Personal information
- Full name: Joseph Henry Watt Mears
- Date of birth: 20 January 1905
- Place of birth: London, England
- Date of death: 30 June 1966 (aged 61)
- Place of death: Oslo, Norway
- Position: Goalkeeper

Senior career*
- Years: Team / Apps / (Gls)
- –1931: Old Malvernians

Managerial career
- 1955–58: London XI

= Joe Mears =

English football chairman (1905–1966)

Joseph Henry Watt Mears (20 January 1905 – 30 June 1966) was chairman of Chelsea Football Club and the Football Association.

Mears was the son and nephew of Chelsea F.C. founders, Joseph and Gus Mears respectively.
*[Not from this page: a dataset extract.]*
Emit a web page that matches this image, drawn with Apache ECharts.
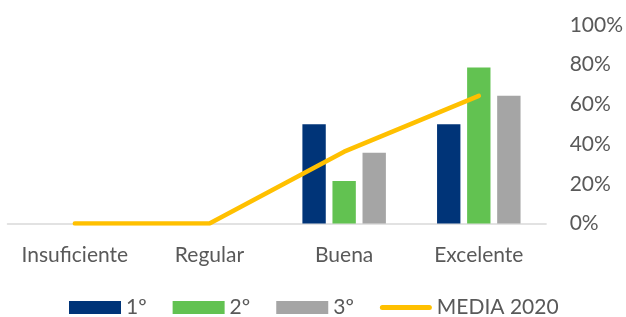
<!DOCTYPE html>
<html>
<head>
<meta charset="utf-8">
<script src="https://cdn.jsdelivr.net/npm/echarts@6/dist/echarts.min.js"></script>
<style>html,body{margin:0;padding:0;background:#fff}#c{width:626px;height:317px}</style>
</head>
<body>
<div id="c"></div>
<script>
var categories = ['Insuficiente', 'Regular', 'Buena', 'Excelente'];
var serie1 = [0, 0, 50, 50];
var serie2 = [0, 0, 21.4, 78.6];
var serie3 = [0, 0, 35.7, 64.3];
var media2020 = [0, 0, 36.2, 64.3];
var seriesNames = ['1º', '2º', '3º', 'MEDIA 2020'];
var yTicks = [0, 20, 40, 60, 80, 100];

var FONT = 'Lato';
var TXT = '#595959';
var LINE_ICON = 'path://M0,0M52,13M2.5,4L49.5,4A2.5,2.5 0 0 1 49.5,9L2.5,9A2.5,2.5 0 0 1 2.5,4Z';
var chart = echarts.init(document.getElementById('c'), null, {renderer: 'canvas'});
chart.setOption({
  animation: false,
  textStyle: {fontFamily: FONT},
  grid: {left: 7.5, right: 78.5, top: 25, bottom: 93.5, containLabel: false},
  legend: {
    left: 69, top: 297, padding: 0,
    itemWidth: 52, itemHeight: 13, itemGap: 26,
    textStyle: {fontFamily: FONT, fontSize: 21, color: TXT},
    data: [
      {name: seriesNames[0], icon: 'rect'},
      {name: seriesNames[1], icon: 'rect'},
      {name: seriesNames[2], icon: 'rect'},
      {name: seriesNames[3], icon: LINE_ICON, itemStyle: {color: '#FFC000'}}
    ]
  },
  xAxis: {
    type: 'category', data: categories, boundaryGap: true,
    axisLine: {lineStyle: {color: '#D9D9D9', width: 1.5}},
    axisTick: {show: false},
    axisLabel: {color: TXT, fontSize: 21, fontFamily: FONT, margin: 21, interval: 0, hideOverlap: false}
  },
  yAxis: {
    type: 'value', position: 'right', min: yTicks[0], max: yTicks[yTicks.length - 1], interval: 20,
    axisLine: {show: false}, axisTick: {show: false}, splitLine: {show: false},
    axisLabel: {color: TXT, fontSize: 21, fontFamily: FONT, margin: 23.5, formatter: '{value}%'}
  },
  series: [
    {name: seriesNames[0], type: 'bar', data: serie1, barGap: '28.6%', barCategoryGap: '38%', itemStyle: {color: '#003478'}},
    {name: seriesNames[1], type: 'bar', data: serie2, itemStyle: {color: '#62C251'}},
    {name: seriesNames[2], type: 'bar', data: serie3, itemStyle: {color: '#A5A5A5'}},
    {name: seriesNames[3], type: 'line', data: media2020, symbol: 'none', z: 5,
      lineStyle: {color: '#FFC000', width: 4.5, cap: 'round', join: 'round'},
      itemStyle: {color: '#FFC000'}}
  ]
});
</script>
</body>
</html>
He was a goalkeeper for the Old Malvernians before joining the Chelsea board in 1931, in doing so becoming the youngest director (aged 26) in the Football League. He became Chelsea chairman in 1940 following the death of Colonel Crisp. Mears was a Royal Marine during the Second World War, and his duties included the security arrangements for Prime Minister Winston Churchill's bunker.

Mears' tenure as chairman of Chelsea saw them win their first First Division title in 1954–55, and it was he who subsequently gave in to pressure from the Football League for the club not to take its place in the inaugural European Champions Cup the following season. He later managed the representative London XI side during its 1955–58 Inter-Cities Fairs Cup campaign; the team reached the final, losing on aggregate to FC Barcelona. His son Brian was also a chairman of the club.

Mears became chairman of the Football Association in 1963. As such, he was a key figure during England's preparations to host the 1966 World Cup, and was involved in the furore when the Jules Rimet trophy was stolen. It was he who received the ransom note from the thief, and was subsequently involved in the trophy's recovery.

He died of a heart attack in Oslo on 30 June 1966, two weeks before the World Cup began.